The team first took the ice together on Sept. 7 and practices have continued since then. Normally, the whole team would be on the ice at the same time. But given the group restrictions brought on by the pandemic, changes had to be made.
“It’s not even the full team [on the ice]. It’s two groups split in half,” Mastrosimone said. “It’s not a lot of contact and six feet apart, and all those mandates.”
The limited contact will make getting back to game speed difficult, Mastrosimone said, but he said he made sure to address that facet of the game over the extended offseason. Listed at 5-feet-10-inches and 170 pounds, Mastrosimone gets into board battles with bigger players on a game-by-game basis, so adding muscle to his frame was a top priority.
With few gyms and ice rinks open on Long Island this summer, Mastrosimone said he had to get creative when it came to training. Having just a small ice sheet to work with may have been a blessing in disguise, as it forced him to work with the puck in tight spaces.

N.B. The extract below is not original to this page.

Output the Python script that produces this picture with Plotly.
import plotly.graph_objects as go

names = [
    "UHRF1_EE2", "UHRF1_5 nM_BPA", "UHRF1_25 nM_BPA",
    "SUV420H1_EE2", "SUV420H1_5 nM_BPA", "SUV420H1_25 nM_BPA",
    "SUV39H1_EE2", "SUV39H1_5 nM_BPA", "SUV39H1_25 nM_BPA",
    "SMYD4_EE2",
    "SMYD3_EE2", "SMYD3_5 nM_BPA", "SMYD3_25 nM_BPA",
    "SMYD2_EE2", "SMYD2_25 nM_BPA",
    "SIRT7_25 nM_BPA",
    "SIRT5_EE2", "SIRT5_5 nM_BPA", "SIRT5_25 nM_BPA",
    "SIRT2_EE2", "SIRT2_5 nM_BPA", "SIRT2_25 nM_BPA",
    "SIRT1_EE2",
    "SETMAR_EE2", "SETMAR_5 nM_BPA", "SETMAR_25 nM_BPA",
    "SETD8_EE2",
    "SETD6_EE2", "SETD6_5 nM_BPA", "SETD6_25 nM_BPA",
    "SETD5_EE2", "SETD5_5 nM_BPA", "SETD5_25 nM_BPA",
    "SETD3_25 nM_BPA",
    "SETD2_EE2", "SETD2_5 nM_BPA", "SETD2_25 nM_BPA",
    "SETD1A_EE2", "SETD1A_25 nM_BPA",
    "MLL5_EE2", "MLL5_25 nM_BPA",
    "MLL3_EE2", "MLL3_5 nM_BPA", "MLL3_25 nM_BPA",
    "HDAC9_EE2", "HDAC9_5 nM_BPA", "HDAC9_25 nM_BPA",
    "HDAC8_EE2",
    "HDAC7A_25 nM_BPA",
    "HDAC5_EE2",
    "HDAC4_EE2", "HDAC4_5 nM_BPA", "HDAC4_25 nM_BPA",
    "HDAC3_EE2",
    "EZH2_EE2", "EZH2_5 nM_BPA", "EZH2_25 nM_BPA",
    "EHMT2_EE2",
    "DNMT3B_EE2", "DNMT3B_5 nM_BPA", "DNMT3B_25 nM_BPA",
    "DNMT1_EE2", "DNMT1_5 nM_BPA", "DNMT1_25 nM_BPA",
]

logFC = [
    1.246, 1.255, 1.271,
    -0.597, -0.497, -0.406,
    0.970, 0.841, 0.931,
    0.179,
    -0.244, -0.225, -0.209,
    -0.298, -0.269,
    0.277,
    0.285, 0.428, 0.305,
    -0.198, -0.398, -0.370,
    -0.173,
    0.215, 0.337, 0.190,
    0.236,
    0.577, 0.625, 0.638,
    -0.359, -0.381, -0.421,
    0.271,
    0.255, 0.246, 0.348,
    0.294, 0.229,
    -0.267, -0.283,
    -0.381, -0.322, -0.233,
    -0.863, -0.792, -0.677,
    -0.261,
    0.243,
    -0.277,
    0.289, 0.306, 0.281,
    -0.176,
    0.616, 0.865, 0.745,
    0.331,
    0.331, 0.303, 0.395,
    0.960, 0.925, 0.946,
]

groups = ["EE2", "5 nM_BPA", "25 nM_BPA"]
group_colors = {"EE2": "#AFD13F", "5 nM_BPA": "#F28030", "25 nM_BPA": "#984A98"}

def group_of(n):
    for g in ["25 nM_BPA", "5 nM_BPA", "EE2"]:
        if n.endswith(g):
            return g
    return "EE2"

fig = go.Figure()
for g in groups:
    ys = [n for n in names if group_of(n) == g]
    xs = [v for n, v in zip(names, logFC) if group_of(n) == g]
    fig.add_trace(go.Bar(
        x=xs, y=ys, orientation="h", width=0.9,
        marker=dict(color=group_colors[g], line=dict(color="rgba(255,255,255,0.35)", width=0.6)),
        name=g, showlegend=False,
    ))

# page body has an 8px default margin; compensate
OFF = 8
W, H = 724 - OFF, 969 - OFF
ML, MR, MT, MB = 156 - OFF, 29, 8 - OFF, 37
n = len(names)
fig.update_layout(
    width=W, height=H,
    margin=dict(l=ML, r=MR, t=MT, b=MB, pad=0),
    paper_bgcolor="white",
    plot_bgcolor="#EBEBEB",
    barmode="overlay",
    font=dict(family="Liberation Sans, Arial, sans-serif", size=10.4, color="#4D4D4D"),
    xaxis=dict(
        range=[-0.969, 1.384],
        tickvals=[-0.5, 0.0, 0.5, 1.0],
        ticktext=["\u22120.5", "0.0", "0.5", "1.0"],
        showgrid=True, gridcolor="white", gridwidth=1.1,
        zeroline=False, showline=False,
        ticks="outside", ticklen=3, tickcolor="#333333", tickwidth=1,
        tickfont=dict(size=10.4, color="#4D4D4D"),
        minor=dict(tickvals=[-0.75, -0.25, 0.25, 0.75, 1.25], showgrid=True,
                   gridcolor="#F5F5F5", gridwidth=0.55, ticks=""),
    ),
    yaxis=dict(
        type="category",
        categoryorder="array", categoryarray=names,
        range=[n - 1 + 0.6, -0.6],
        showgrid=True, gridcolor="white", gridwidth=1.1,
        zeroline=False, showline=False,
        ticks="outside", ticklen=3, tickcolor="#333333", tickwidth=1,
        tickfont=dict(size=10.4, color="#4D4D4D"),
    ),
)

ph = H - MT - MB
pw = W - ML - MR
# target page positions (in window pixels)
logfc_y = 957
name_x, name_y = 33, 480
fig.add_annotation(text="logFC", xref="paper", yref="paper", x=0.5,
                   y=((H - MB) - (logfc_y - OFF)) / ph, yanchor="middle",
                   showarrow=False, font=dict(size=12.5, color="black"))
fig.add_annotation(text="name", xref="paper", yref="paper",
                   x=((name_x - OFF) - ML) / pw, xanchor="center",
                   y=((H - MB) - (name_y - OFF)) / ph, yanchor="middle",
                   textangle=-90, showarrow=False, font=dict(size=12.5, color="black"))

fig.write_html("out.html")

“I think it really helped me work on my small area, corner game, which is going to be really good for me,” Mastrosimone said, “just battling in the corners and getting out of tight spaces and fighting them guys.”
Mastrosimone will be looked at to help lead this relatively young team. With the departures of Patrick Curry, Patrick Harper and classmate Trevor Zegras, Mastrosimone is the second-highest returning scorer on the team, behind Hobey Baker finalist David Farrance.
With the trio of Curry, Harper and Zegras accounting for 36.2 percent of the team’s points last season, Mastrosimone will be one of the first players the team will rely on to help make up for that lost production.
The sophomore acknowledges the expectations, but has faith in his supporting cast to help him.
“Seeing guys practice and skate, I’m pretty confident in the guys we added and the guys we still have from last year,” Mastrosimone said. “It’s obviously in the back of my head and I mean, if the team’s good, I’m going to do good.”
Off the ice, Mastrosimone has been adjusting to Boston University’s Learn from Anywhere model like any other student. The pandemic has caused new challenges, and there remain obstacles to overcome before a season can be played.
Mastrosimone said it has been more difficult to engage virtually compared to in-person classes, but there is one silver lining for him: the flexibility of the hybrid learning system allows him to stay on top of academic work without having to rush from place to place.
“One of my classes actually goes to 10:45 and we’re supposed to practice at 11 during the year,” Mastrosimone said, “and it’s online and it’s pre-recorded, so I can watch it whenever I want.”
When he is not practicing or doing school work, Mastrosimone spends his free time bonding with his teammates. Under normal circumstances, the full team would spend time together, but just as they cannot share the ice all at once, they cannot all share the same indoor space either.
Mastrosimone is limited to hanging out with a handful of teammates at a time, but he said they still enjoy the same low-maintenance activities they always have. Whether it’s playing Call of Duty on Xbox or finding new shows and movies to watch on Netflix, there’s still some sense of normalcy during their time to unwind — only now, it involves fewer people.
Back in March, Mastrosimone didn’t know he would be playing his last game of the season. He didn’t know what the world would be like by the time he stepped back on campus in the fall. There are still things neither he nor anyone else knows — if and when the season will start, what the schedule will look like, if he’ll be playing in front of fans — but he said none of that matters.
What he does know is that whenever the season begins, he’ll be ready to play regardless of the scenario. Fans or no fans, conference-only or not, Mastrosimone is ready to build off the progress from last season and help power this team to success.
“Once we get that first win out of the way, we just got to keep going. We can’t dwell on that and keep looking back on it. We got to string some wins together and get the season going early,” Mastrosimone said. “Expect a good team from BU.”